Gestalt is an existential-phenomenological model of therapy that places focus on human experience.
Boundaries are the different areas in which this experience happens, making it a key concept in Gestalt therapy.
In “The emergent self” Peter Philippson gives an overview of three different boundaries.
Using these concepts we can evaluate our experiencing at these three boundary levels, their interactions and experiment with ways to notice and adjust our boundaried selves.
The Id boundary (organism/environment)
This boundary is the most fundamental. It simply separates our organism from the environment, allowing us to perceive and register our experience as an embodied self surrounded by things that aren’t us.
Its function is differentiated experience. It means we can safely perceive and ignore a police car’s siren, rather than thinking that the noise comes from our own organism.
If we have issues at this boundary level, we may not be relaxed and open to experience. We may be more “jumpy”, misinterpreting environmental cues and making assumptions and rushed decisions.
To strengthen this boundary, we can engage in embodiment practices such as breathing or mindfulness techniques (generally or in a given situation).

The ego boundary (self-others)
This boundary separates us (our-self) from the other.
Its function is contact. Contact is a key term in Gestalt that stands for interacting with the world outside of us. It’s about interacting with people, using tools and carrying out tasks to meet our needs.
There is also another function it plays and that is to help us perceive ourselves in the first place. It is only in the interaction with others that I get to know myself.
If we have issues with this boundary we may either be unengaged and vague, unsure of what we are meant to do in the world. Or, at the other extreme, we may be aggressive and domineering of others, unaware of where our needs start and end in relation to others.

Personality boundary (me-not me)
This boundary appears as a function of time. The previous two boundaries would remain useful even if we couldn’t compute a future beyond the present moment. But in order to function in the world as we know it, we also need a personality boundary.
Through the use of this boundary, humans can create a working, stable environment where our parents remain our parents, our jobs continue the next day and our partner remembers we like our coffee without milk.
Its function is autonomy and the creation of a self-object upon which I can ascribe values, build relationships, set goals and take on projects.
Personality boundaries are usefully limiting in that they delimit “who we are” so that we do the things that we need to do like parenting, working and paying taxes.
However, they can become fixed and rigid (“but I never have coffee with milk” or “this is just who I am”) which limit our experience, harm our relationships and create inner conflicts.

Healthier boundaries across all levels
We can notice and enhance our boundaries so that they are “just right” for us.
Starting with the Id boundary, we want to make sure that we pay attention to the environment.

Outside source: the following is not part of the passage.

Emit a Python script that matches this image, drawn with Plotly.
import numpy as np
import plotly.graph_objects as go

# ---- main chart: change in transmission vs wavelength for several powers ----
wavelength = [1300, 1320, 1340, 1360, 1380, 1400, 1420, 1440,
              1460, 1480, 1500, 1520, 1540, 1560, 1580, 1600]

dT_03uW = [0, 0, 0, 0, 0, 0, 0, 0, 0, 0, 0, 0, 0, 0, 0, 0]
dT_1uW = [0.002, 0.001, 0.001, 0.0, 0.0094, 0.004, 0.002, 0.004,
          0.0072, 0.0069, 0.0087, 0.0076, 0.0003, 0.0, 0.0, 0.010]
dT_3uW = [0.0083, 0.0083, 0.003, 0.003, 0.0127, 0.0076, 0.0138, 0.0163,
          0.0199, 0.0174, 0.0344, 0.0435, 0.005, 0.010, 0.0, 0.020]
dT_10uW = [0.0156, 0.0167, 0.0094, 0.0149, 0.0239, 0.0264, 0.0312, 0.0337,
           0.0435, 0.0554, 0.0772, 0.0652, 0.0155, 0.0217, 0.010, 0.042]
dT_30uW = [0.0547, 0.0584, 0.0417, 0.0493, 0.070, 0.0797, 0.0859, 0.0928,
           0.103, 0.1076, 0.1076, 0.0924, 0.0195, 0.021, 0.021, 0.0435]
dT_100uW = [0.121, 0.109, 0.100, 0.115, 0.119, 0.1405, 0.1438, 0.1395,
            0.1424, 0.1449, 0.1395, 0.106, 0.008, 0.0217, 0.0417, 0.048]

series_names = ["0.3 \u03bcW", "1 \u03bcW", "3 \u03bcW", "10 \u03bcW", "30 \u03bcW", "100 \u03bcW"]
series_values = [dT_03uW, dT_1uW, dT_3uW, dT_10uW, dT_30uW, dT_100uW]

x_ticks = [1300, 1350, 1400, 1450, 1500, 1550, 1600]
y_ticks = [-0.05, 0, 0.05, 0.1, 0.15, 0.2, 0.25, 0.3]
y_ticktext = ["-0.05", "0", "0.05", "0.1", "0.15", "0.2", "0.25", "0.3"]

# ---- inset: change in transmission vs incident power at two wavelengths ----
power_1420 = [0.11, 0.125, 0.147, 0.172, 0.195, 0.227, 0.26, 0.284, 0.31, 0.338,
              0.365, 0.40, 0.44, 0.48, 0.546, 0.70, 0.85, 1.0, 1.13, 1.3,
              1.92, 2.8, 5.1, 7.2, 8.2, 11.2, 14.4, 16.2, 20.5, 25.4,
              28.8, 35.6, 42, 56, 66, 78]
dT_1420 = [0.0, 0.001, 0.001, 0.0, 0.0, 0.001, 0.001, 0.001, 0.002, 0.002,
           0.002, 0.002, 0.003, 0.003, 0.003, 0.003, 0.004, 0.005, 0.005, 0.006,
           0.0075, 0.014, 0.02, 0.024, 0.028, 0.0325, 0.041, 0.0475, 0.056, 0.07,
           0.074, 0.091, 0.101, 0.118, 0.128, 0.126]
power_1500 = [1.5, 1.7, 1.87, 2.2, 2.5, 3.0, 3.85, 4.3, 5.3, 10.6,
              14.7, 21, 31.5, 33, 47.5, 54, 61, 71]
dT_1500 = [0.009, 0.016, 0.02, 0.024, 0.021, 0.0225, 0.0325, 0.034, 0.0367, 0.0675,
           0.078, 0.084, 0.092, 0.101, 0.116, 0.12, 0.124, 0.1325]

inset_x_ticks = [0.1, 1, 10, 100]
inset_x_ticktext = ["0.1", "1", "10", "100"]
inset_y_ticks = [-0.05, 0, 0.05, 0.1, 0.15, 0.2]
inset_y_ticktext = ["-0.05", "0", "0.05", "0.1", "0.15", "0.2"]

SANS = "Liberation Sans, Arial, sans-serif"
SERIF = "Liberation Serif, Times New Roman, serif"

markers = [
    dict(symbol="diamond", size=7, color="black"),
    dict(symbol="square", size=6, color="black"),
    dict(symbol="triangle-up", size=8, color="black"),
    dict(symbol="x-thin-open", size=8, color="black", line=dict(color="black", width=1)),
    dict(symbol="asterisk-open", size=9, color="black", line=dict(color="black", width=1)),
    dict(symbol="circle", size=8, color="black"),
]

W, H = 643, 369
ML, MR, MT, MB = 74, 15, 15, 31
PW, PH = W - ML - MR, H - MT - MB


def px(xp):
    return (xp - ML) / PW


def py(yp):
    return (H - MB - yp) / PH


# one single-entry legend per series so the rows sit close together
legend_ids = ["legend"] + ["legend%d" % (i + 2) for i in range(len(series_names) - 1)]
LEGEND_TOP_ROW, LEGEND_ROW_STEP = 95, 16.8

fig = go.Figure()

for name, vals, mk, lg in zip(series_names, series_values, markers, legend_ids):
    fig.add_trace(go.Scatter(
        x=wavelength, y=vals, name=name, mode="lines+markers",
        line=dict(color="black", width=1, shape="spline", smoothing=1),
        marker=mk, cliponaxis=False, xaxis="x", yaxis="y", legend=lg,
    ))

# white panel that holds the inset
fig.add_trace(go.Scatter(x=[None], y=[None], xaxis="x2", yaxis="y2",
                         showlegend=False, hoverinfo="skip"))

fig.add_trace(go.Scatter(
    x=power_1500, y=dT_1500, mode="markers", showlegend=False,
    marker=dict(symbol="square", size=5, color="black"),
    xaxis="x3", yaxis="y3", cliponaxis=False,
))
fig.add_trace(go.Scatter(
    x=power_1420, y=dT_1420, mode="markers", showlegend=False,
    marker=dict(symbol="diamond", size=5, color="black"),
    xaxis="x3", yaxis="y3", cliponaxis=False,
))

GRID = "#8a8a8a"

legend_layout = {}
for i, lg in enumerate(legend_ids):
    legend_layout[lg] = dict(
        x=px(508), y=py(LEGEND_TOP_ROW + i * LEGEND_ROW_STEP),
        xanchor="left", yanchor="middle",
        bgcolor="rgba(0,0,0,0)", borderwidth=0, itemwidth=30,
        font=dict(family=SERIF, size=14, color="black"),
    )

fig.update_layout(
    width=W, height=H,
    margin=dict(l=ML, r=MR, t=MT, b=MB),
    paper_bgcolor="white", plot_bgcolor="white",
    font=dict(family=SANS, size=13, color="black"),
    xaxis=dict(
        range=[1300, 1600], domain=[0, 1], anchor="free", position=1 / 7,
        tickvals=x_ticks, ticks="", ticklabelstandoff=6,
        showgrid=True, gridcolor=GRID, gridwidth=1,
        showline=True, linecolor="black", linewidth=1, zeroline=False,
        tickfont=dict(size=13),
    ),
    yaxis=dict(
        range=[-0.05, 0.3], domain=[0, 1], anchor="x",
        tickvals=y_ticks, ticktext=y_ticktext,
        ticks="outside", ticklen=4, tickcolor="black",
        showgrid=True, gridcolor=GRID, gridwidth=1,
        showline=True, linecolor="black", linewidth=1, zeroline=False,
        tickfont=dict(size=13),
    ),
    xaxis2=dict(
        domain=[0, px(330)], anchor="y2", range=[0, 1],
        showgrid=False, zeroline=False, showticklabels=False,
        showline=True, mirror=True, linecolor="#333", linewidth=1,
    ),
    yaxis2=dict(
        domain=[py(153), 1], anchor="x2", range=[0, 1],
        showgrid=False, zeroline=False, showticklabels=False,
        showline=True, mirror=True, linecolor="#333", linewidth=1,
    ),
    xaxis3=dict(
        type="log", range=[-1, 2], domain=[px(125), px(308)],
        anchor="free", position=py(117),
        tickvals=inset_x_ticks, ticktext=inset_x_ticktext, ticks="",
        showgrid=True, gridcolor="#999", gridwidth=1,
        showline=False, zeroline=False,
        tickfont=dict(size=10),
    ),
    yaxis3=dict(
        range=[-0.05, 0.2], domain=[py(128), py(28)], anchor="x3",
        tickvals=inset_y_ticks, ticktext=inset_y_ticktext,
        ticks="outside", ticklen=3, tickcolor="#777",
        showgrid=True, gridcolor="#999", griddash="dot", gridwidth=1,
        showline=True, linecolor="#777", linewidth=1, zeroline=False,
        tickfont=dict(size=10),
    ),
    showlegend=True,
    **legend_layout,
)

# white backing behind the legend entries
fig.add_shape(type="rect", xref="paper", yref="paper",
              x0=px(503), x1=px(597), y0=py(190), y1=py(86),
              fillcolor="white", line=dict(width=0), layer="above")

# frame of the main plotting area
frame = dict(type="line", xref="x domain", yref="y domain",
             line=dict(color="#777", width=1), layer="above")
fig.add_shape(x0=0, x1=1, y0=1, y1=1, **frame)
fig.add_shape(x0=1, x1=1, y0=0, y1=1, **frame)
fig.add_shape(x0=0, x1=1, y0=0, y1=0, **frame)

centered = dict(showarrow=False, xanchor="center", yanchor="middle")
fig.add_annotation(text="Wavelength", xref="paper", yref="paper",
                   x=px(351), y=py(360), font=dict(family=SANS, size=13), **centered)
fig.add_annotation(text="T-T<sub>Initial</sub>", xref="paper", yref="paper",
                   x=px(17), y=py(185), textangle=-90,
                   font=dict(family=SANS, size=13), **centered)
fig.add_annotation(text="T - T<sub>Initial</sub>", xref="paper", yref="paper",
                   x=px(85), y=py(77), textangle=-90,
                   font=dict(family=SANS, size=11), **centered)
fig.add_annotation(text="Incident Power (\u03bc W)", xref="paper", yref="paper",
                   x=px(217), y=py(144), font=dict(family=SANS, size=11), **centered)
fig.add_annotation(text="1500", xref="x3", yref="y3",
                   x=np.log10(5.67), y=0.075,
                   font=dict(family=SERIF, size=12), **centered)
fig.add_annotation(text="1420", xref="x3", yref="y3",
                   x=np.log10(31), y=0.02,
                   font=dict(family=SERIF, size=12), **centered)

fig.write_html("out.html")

If we are distracted, anxious or too “in our heads” we are likely to become overwhelmed with the environmental demands (losing our keys, leaving our passport behind or misunderstand instructions) and suffer accordingly.
We may also perceive hostility in environments because we can’t differentiate our own anger from the external world.
At the ego boundary level it’s all about healthy contact. Expressing our needs, listening to other people and assertively but amicably find ways of relating with others. If we find that “people are so difficult” (or selfish, or aggressive), we may have a clue that our ego boundary needs some consideration.
Something to watch out for is to “fall” into roles to fulfill other people’s needs. When someone has poor boundaries, they find ways to slot people into roles. If this is something that happened in our childhood, we are likely to easily fall for that and end up being “everyone’s carer” or “the good girl”.
As we move into the personality level the idea of experiments can become helpful. Choosing areas where we feel we have been stuck, we can try to experiment with different ways of being, as if trying them by size.
- Impatient people can try the slowest queue.
- Perfectionists can try a new hobby.
- Controlling people can try leaving someone in charge.
- People pleasers can try saying no.
That way our personality boundary becomes more flexible and able to adapt to a wider range of possibilities.

Bibliography
Philippson, P. (2009) The Emergent Self: An Existential-Gestalt Approach. London: Karnac Books.